A NOCTURNE v0.8 — playtest session #7 “Artificial Minds”
I told you I was writing this basically right after the session #6 actual play. I warned you bro.
We launch into downtime with an unexpected, but in hindsight inevitable, bang: the craft’s stress track maxed out, giving it the Trauma “Obsessed”, specifically focused on the Patriarch and its own murky origins. We don’t see the immediate effects of this in this session, but I’ve got some dark plans…
Nix starts a long-term project to counteract the spread of the membrane rot inside their head, essentially setting up a race clock against the membrane sickness clock that we already have established.
The other big thing that happened this session was the introduction of fresh mea- I mean new player Edwin’s character Timothy, an AI encased in an artificial brain, wrapped in a cocoon of some gooey, flesh-like smart substance that he can extrude to create temporary, dripping limbs, interface rather disgustingly with more mundane computers, and bud off short-lived homunculi. His first act after sloughing himself out of coldsleep (incidentally, a great way to introduce new characters to the crew) is to bond his fleshy bulk with the core computer terminal while Nix looks on horrified. He starts a long-term project to fully map-out the byzantine innards of the craft. Bug enters with a gun and asks if he should shoot the gradually-expanding flesh monster that’s talking at them in alarmingly pleasant and chirpy tones. They eventually decide that Timothy means them no harm, but remain thoroughly weirded-out.
In his attempts to bond with Ghost’s core node, Timothy discovers the depths to which the old, violent AI is more than just an artificial mind – it appears to be based on a full-on fork of someone or something else’s baseline personality.
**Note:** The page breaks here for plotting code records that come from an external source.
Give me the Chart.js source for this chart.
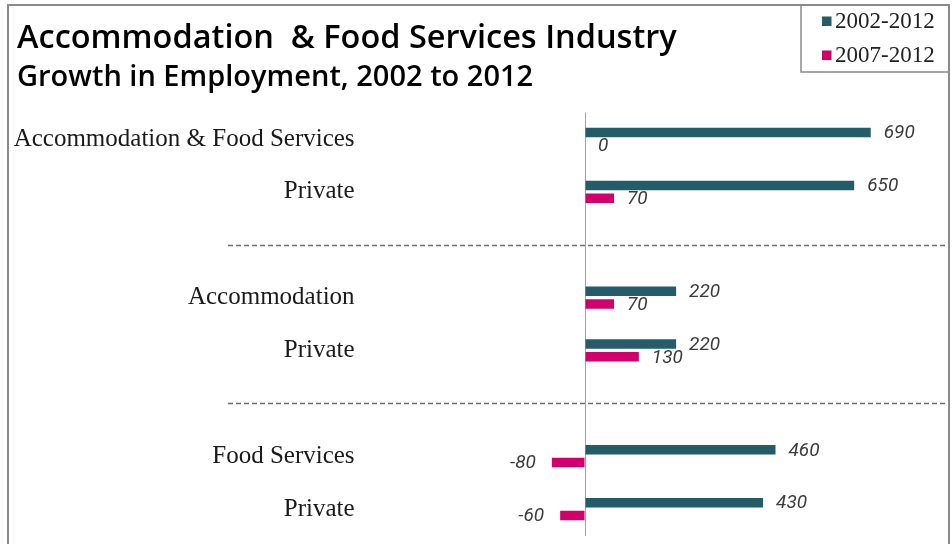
<!DOCTYPE html>
<html>
<head>
<meta charset="utf-8">
<style>
  html, body { margin: 0; padding: 0; background: #fff; }
  #wrap { width: 952px; height: 544px; position: relative; }
</style>
<script src="https://cdn.jsdelivr.net/npm/chart.js@4/dist/chart.umd.min.js"></script>
</head>
<body>
<div id="wrap"><canvas id="c" width="952" height="544"></canvas></div>
<script>
// Employment growth by sector; empty entries separate the three groups
const categories = [
  'Accommodation & Food Services', 'Private', '',
  'Accommodation', 'Private', '',
  'Food Services', 'Private'
];
const growth2002to2012 = [690, 650, null, 220, 220, null, 460, 430];
const growth2007to2012 = [0, 70, null, 70, 130, null, -80, -60];
const seriesNames = ['2002-2012', '2007-2012'];
const titleLines = ['Accommodation  & Food Services Industry', 'Growth in Employment, 2002 to 2012'];

const TEAL = '#245c69';
const MAGENTA = '#d1006a';
const SERIF = '"Liberation Serif", "DejaVu Serif", serif';
const SANS = '"Open Sans", "Noto Sans", sans-serif';
const LABEL_FONT = 'italic 400 19px Roboto, "Liberation Sans", sans-serif';

// Frame, heading, legend box and group separators
const decorations = {
  id: 'decorations',
  beforeDraw(chart) {
    const ctx = chart.ctx;
    ctx.save();
    ctx.fillStyle = '#fff';
    ctx.fillRect(0, 0, chart.width, chart.height);
    ctx.restore();
  },
  afterDatasetsDraw(chart) {
    const ctx = chart.ctx;
    const y = chart.scales.y;
    ctx.save();
    // dashed separators at the empty categories
    ctx.strokeStyle = '#6e6e6e';
    ctx.lineWidth = 1.5;
    ctx.setLineDash([5, 3]);
    categories.forEach((c, i) => {
      if (c !== '') return;
      const py = Math.round(y.getPixelForValue(i)) + 0.5;
      ctx.beginPath();
      ctx.moveTo(228, py);
      ctx.lineTo(945, py);
      ctx.stroke();
    });
    ctx.setLineDash([]);

    // value labels
    ctx.font = LABEL_FONT;
    ctx.fillStyle = '#3c3c3c';
    ctx.textBaseline = 'middle';
    chart.data.datasets.forEach((ds, di) => {
      const meta = chart.getDatasetMeta(di);
      meta.data.forEach((bar, i) => {
        const v = ds.data[i];
        if (v === null || v === undefined) return;
        if (v < 0) {
          ctx.textAlign = 'right';
          ctx.fillText(String(v), bar.x - 16, bar.y + 1);
        } else {
          ctx.textAlign = 'left';
          ctx.fillText(String(v), bar.x + 13, bar.y + 1);
        }
      });
    });
    ctx.restore();
  },
  afterDraw(chart) {
    const ctx = chart.ctx;
    ctx.save();
    // outer frame
    ctx.strokeStyle = '#8a8a8a';
    ctx.lineWidth = 2;
    ctx.beginPath();
    ctx.moveTo(8, chart.height + 2);
    ctx.lineTo(8, 5);
    ctx.lineTo(949, 5);
    ctx.lineTo(949, chart.height + 2);
    ctx.stroke();

    // heading
    ctx.fillStyle = '#000';
    ctx.textAlign = 'left';
    ctx.textBaseline = 'alphabetic';
    ctx.font = '600 32.5px ' + SANS;
    ctx.fillText(titleLines[0], 17, 48);
    ctx.font = '600 29px ' + SANS;
    ctx.fillText(titleLines[1], 17, 86);

    // legend
    ctx.strokeStyle = '#8a8a8a';
    ctx.lineWidth = 1.5;
    ctx.strokeRect(801, 5, 148, 67);
    ctx.font = '23px ' + SERIF;
    ctx.textBaseline = 'middle';
    chart.data.datasets.forEach((ds, i) => {
      const cy = 21 + i * 34;
      ctx.fillStyle = ds.backgroundColor;
      ctx.fillRect(822, cy - 4.5, 9.5, 9.5);
      ctx.fillStyle = '#222';
      ctx.fillText(ds.label, 835, cy + 1);
    });
    ctx.restore();
  }
};

new Chart(document.getElementById('c'), {
  type: 'bar',
  data: {
    labels: categories,
    datasets: [
      { label: seriesNames[0], data: growth2002to2012, backgroundColor: TEAL },
      { label: seriesNames[1], data: growth2007to2012, backgroundColor: MAGENTA }
    ]
  },
  options: {
    indexAxis: 'y',
    responsive: false,
    animation: false,
    events: [],
    datasets: { bar: { categoryPercentage: 0.48, barPercentage: 0.75 } },
    layout: { padding: { top: 112.5, bottom: 8.5, left: 0, right: 15 } },
    plugins: {
      legend: { display: false },
      title: { display: false },
      tooltip: { enabled: false }
    },
    scales: {
      x: {
        min: -100,
        max: 850,
        ticks: { display: false, stepSize: 50 },
        border: { display: false },
        grid: {
          drawTicks: false,
          lineWidth: 1,
          color: (c) => (c.tick && c.tick.value === 0 ? '#a0a0a0' : 'rgba(0,0,0,0)')
        }
      },
      y: {
        afterFit(scale) {
          // wide label gutter; keep the tick padding from adding vertical room
          scale.width = 543.6;
          scale.paddingTop = 0;
          scale.paddingBottom = 0;
        },
        border: { display: false },
        grid: { display: false, drawTicks: false },
        ticks: {
          padding: 189,
          color: '#1a1a1a',
          font: { family: SERIF, size: 25 }
        }
      }
    }
  },
  plugins: [decorations]
});
</script>
</body>
</html>
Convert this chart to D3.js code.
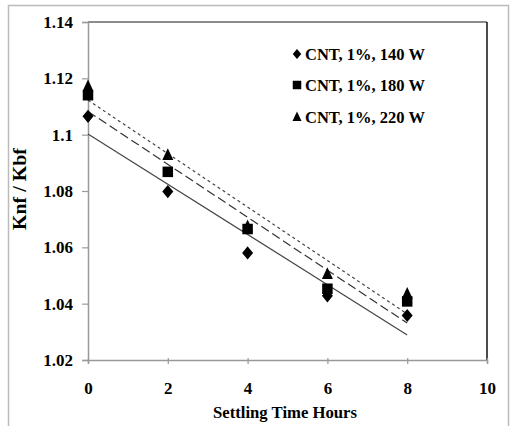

What follows is a rather off-putting conversation about the nature of humanity between the pre-existing crew and Timothy, who seems bemused but chipper about basically everything.
But before we can learn more, it’s down to business: the crew decide it’s high time they return the personality matrix to Heaven, as Ghost seems to want them to do so, and they surmise that it might help the uploaded society eventually return to its more idyllic state. They’re certain the Pale Crew will attempt to interfere, so they do something risky to stymie Newton’s efforts: they cut off the power from the empathy scrubbers for a bit to make them sweat, hopefully making them a little more manageable (or at least less likely to follow Newton’s wild ambitions) for the next score.
Bug also acquires an asset for the score to return the personality matrix to Heaven – a sizable gang of Limpets. With all of this set, and time running out for the session, we end on an Engagement roll and a cliff-hangar, as the crew enter Heaven and make their way through the darkened corridors to the station’s benighted core. Risky position, folks. Let’s see how that goes next time…
Stray thoughts: introducing a new character via waking them up from coldsleep went really smoothly, far smoother than I thought it would, such that I may just write this into the rules as a easy bit of shorthand when you need to introduce a character quick. Timothy’s already adding an interesting dynamic to the crew in downtime, so it’ll be interesting to see where that goes in the score. Edwin went to town on describing all the oozing and sluicing and general weirdness of Timothy’s strange body plan, and I couldn’t be happier. This is a lot of what A Nocturne is about. Incidentally, for those keeping track at home, he chose the playbook The Broken, with the starting special ability The Carriage Held But Just Ourselves – makes sense for constantly interfacing AI with a fragile core.
No big rules revelations this go around, though it certainly gave me a lot to think about re: the danger of certain types of interfacing and data in the game, and the way’s in which we handle the power (or lack thereof) the crew have over the workings of their craft.
Next time: War in Heaven, Round 2. In the blue corner, two furries and a cheery blob of flesh, backed up by a gang of child-like machine intelligences. In the red corner, a crew of psychopaths with a grudge. And in the nth-dimensional octarine corner, the warped intelligence of a forked super-AI nomad with blue-and-orange morality and weird designs on a society of uploaded Space Mormons. Who will win? Who will lose? Why not both?